At the consortium, ownership was also stressed as an essential step to gaining a better foothold in the music industry.

Ownership of record labels, distribution companies and radio stations will help African Americans gain more control over their investments in the music business, and help ensure higher returns. "When you do all of the distribution, recording, pressing and selling yourself, you make a lot more money than when you have the record signed to some major label," says David McPherson, director of A&R at Jive Records.

Several artists who were formerly signed to major labels are proving that independence works. Flutist Bobbi Humphrey, owner of New York-based Paradise Sounds Records, and singer-producer Kashif Jones, owner of Brooklyn Boy Records, are making a lot more money by working for themselves. "If you're only the artist, you're getting about 13% of the royalties. I've been able to get a greater portion than that," explains Humphrey, who began distributing her label's first CD, Passion Flute, in 1994. "If I sell a CD to a distributor for $8, that goes directly to my company; I don't split that with a label." Although she pays all production costs to produce her CD, Humphrey also owns the masters, making all future royalties hers alone.

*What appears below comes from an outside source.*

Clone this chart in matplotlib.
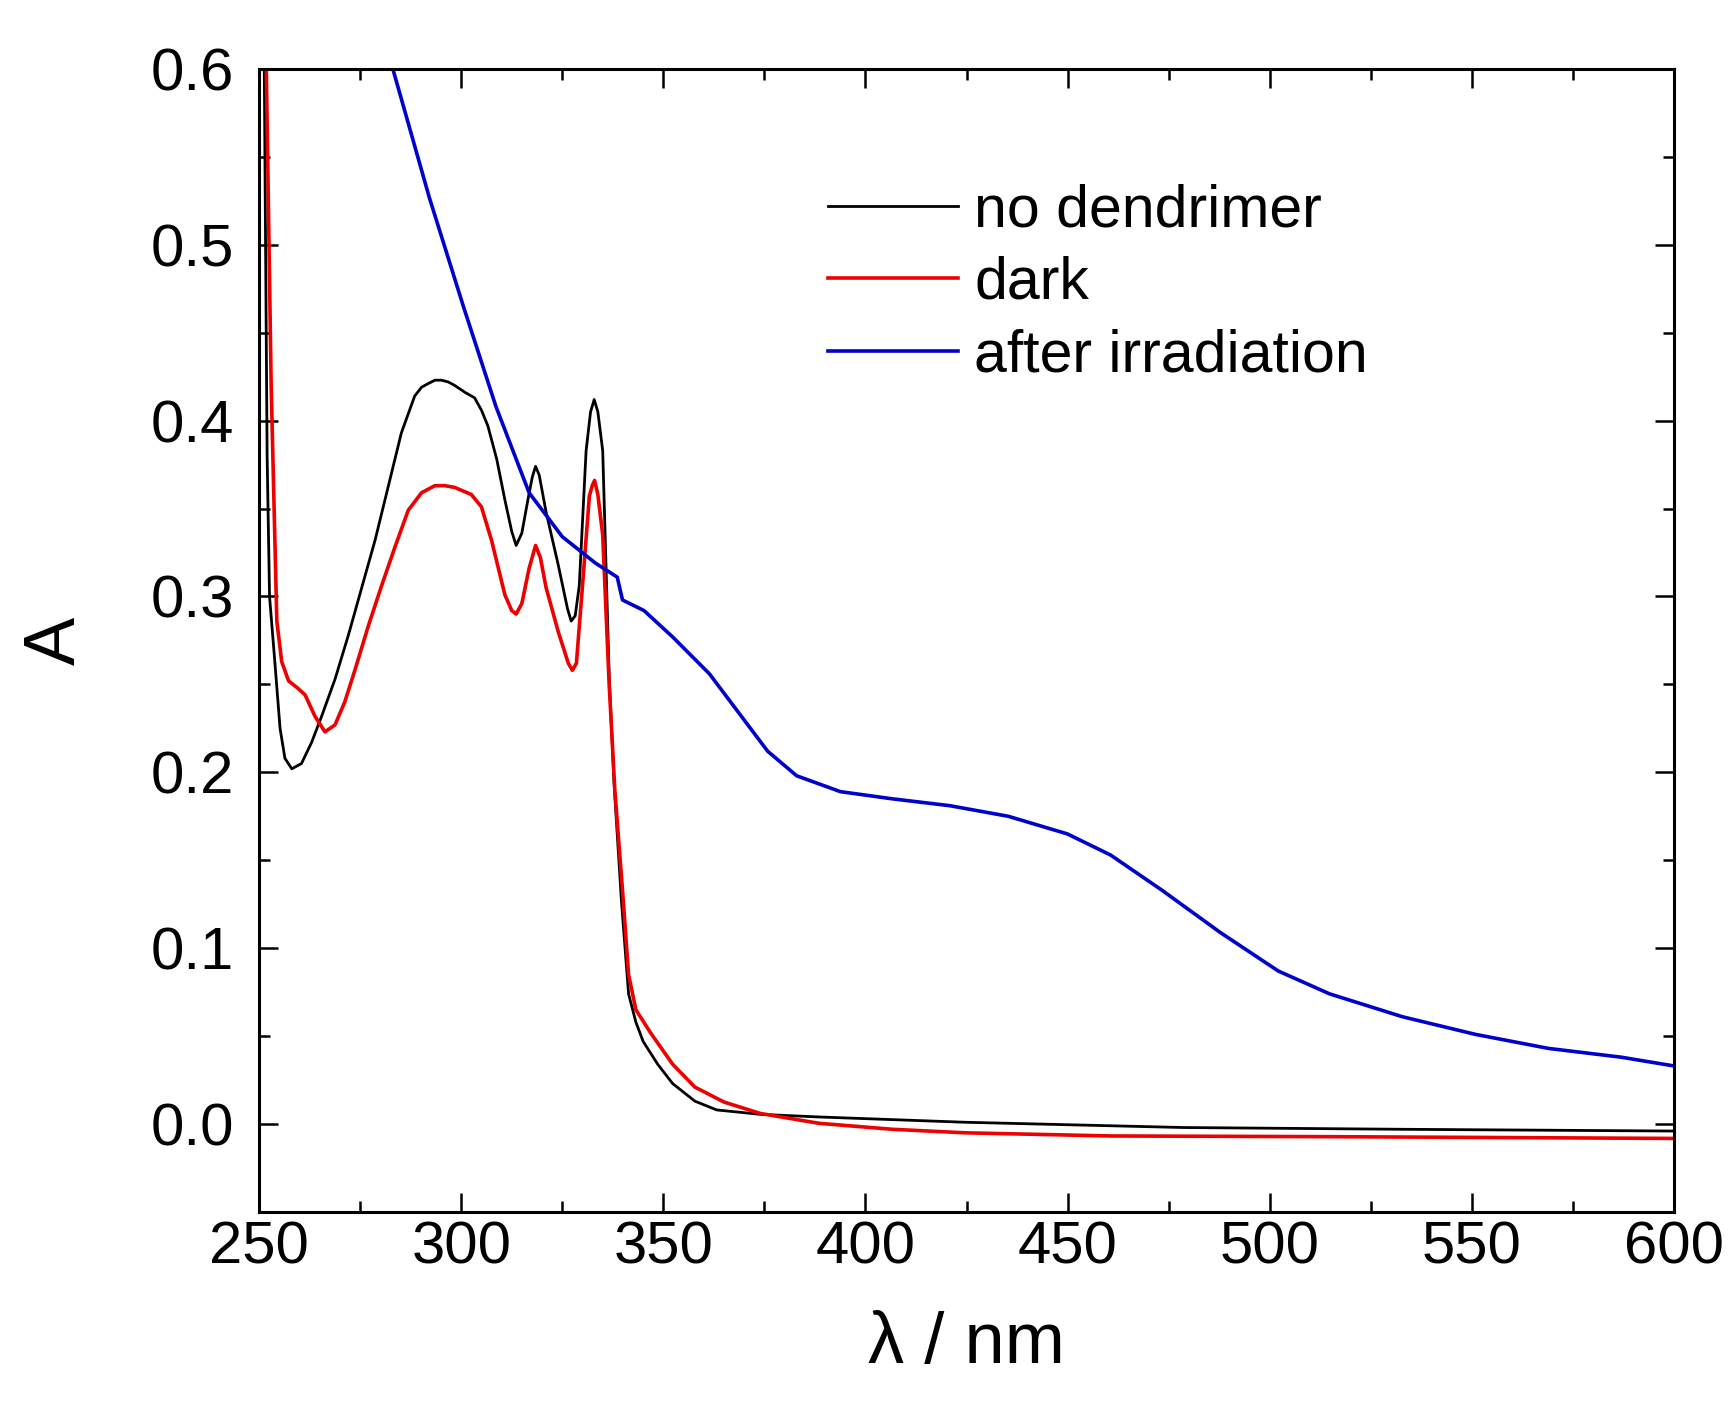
import numpy as np
import matplotlib
matplotlib.use("Agg")
import matplotlib.pyplot as plt
from matplotlib.ticker import MultipleLocator

plt.rcParams['font.family'] = ['Liberation Sans', 'DejaVu Sans']

# no dendrimer (black)
wl_black = [250.5, 251.3, 252.0, 252.6, 253.9, 255.2, 256.4, 258.1, 260.5, 263.0,
            265.5, 268.8, 272.1, 275.4, 278.7, 281.9, 285.2, 288.5, 290.2, 291.8,
            293.5, 295.1, 296.8, 298.4, 301.0, 303.3, 305.0, 306.6, 308.8, 310.8,
            312.5, 313.6, 315.0, 316.5, 317.6, 318.4, 319.3, 321.0, 324.0, 326.3,
            327.2, 328.2, 329.2, 330.9, 332.0, 332.9, 333.8, 335.0, 336.6, 337.8,
            339.6, 341.4, 343.2, 345.0, 348.6, 352.3, 357.8, 363.2, 374.0, 388.5,
            424.6, 478.7, 532.8, 600.0]
a_black = [0.90, 0.60, 0.38, 0.30, 0.263, 0.225, 0.208, 0.202, 0.205, 0.217,
           0.232, 0.253, 0.278, 0.305, 0.332, 0.362, 0.393, 0.414, 0.419, 0.421,
           0.423, 0.423, 0.422, 0.420, 0.416, 0.413, 0.406, 0.397, 0.378, 0.355,
           0.337, 0.329, 0.336, 0.355, 0.368, 0.374, 0.369, 0.348, 0.318, 0.293,
           0.286, 0.289, 0.306, 0.383, 0.405, 0.412, 0.405, 0.383, 0.255, 0.194,
           0.128, 0.074, 0.058, 0.047, 0.034, 0.023, 0.013, 0.008, 0.0055, 0.004,
           0.001, -0.002, -0.003, -0.004]

# dark (red)
wl_red = [250.8, 251.8, 253.0, 254.4, 255.6, 257.3, 259.5, 261.4, 263.8, 266.3,
          268.8, 271.2, 273.7, 277.0, 280.3, 283.6, 286.9, 290.2, 293.5, 296.0,
          298.4, 302.5, 305.0, 307.5, 310.8, 312.5, 313.6, 315.0, 316.8, 318.4,
          319.6, 321.0, 324.0, 326.5, 327.5, 328.5, 330.0, 331.7, 332.4, 333.0,
          333.8, 335.0, 336.6, 338.0, 340.0, 341.4, 343.2, 346.8, 352.3, 357.8,
          365.0, 374.0, 388.5, 406.6, 424.6, 460.7, 514.8, 600.0]
a_red = [0.80, 0.60, 0.42, 0.286, 0.263, 0.252, 0.248, 0.244, 0.232, 0.223,
         0.227, 0.240, 0.258, 0.283, 0.306, 0.328, 0.349, 0.359, 0.363, 0.363,
         0.362, 0.358, 0.351, 0.332, 0.301, 0.292, 0.290, 0.296, 0.316, 0.329,
         0.322, 0.305, 0.280, 0.262, 0.258, 0.262, 0.306, 0.357, 0.363, 0.366,
         0.358, 0.335, 0.250, 0.190, 0.130, 0.085, 0.065, 0.052, 0.034, 0.021,
         0.0125, 0.006, 0.0004, -0.003, -0.005, -0.0068, -0.0072, -0.0082]

# after irradiation (blue)
wl_blue = [281.5, 283.1, 292.1, 300.4, 308.6, 316.8, 325.0, 333.2, 338.6, 339.9,
           345.2, 352.3, 361.4, 368.6, 375.8, 383.0, 393.8, 406.4, 420.9, 435.3,
           449.9, 460.6, 473.3, 487.7, 502.1, 514.8, 532.8, 550.8, 568.9, 586.9, 600.0]
a_blue = [0.613, 0.600, 0.527, 0.466, 0.408, 0.359, 0.334, 0.319, 0.311, 0.298,
          0.292, 0.277, 0.256, 0.234, 0.212, 0.198, 0.189, 0.185, 0.181, 0.175,
          0.165, 0.153, 0.133, 0.109, 0.087, 0.074, 0.061, 0.051, 0.043, 0.038, 0.033]

fig = plt.figure(figsize=(17.35, 14.04), dpi=100)
ax = fig.add_axes([0.1493, 0.1368, 0.8156, 0.8141])

ax.plot(wl_black, a_black, color="black", lw=2.0, label="no dendrimer",
        solid_joinstyle="round")
ax.plot(wl_red, a_red, color="#ee0000", lw=2.6, label="dark",
        solid_joinstyle="round")
ax.plot(wl_blue, a_blue, color="#0000cc", lw=2.6, label="after irradiation",
        solid_joinstyle="round")

ax.set_xlim(250, 600)
ax.set_ylim(-0.05, 0.6)
ax.xaxis.set_major_locator(MultipleLocator(50))
ax.xaxis.set_minor_locator(MultipleLocator(25))
ax.yaxis.set_major_locator(MultipleLocator(0.1))
ax.yaxis.set_minor_locator(MultipleLocator(0.05))
ax.yaxis.set_major_formatter(plt.FormatStrFormatter("%.1f"))

ax.tick_params(which="both", direction="in", top=True, right=True, width=1.8)
ax.tick_params(which="major", length=14, labelsize=43)
ax.tick_params(which="minor", length=8)
ax.tick_params(axis="x", which="major", pad=6)
ax.tick_params(axis="y", which="major", pad=18)
for s in ax.spines.values():
    s.set_linewidth(2.2)

ax.set_xlabel("λ / nm", fontsize=52, labelpad=26)
ax.set_ylabel("A", fontsize=52, labelpad=44)

ax.legend(loc="upper left", bbox_to_anchor=(0.402, 0.9), frameon=False,
          fontsize=42.5, handlelength=2.2, handletextpad=0.28, labelspacing=0.3,
          borderpad=0, borderaxespad=0)

fig.savefig("out.png", dpi=100)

Of course, not all artists will have the capital or business acumen to be independent. But each artist can look to form alliances. By networking, information can be passed along that can bring an artist one step closer to independent production. Once they've established the financial strength to stand alone, they can reach back and form business networks that establish industry-wide power and influence.

As Humphrey points out, it's been done before. "All around us you see megamergers like with Ted Turner and Time Warner. I think we can learn from them how we can merge and pool our talents to make our companies stronger."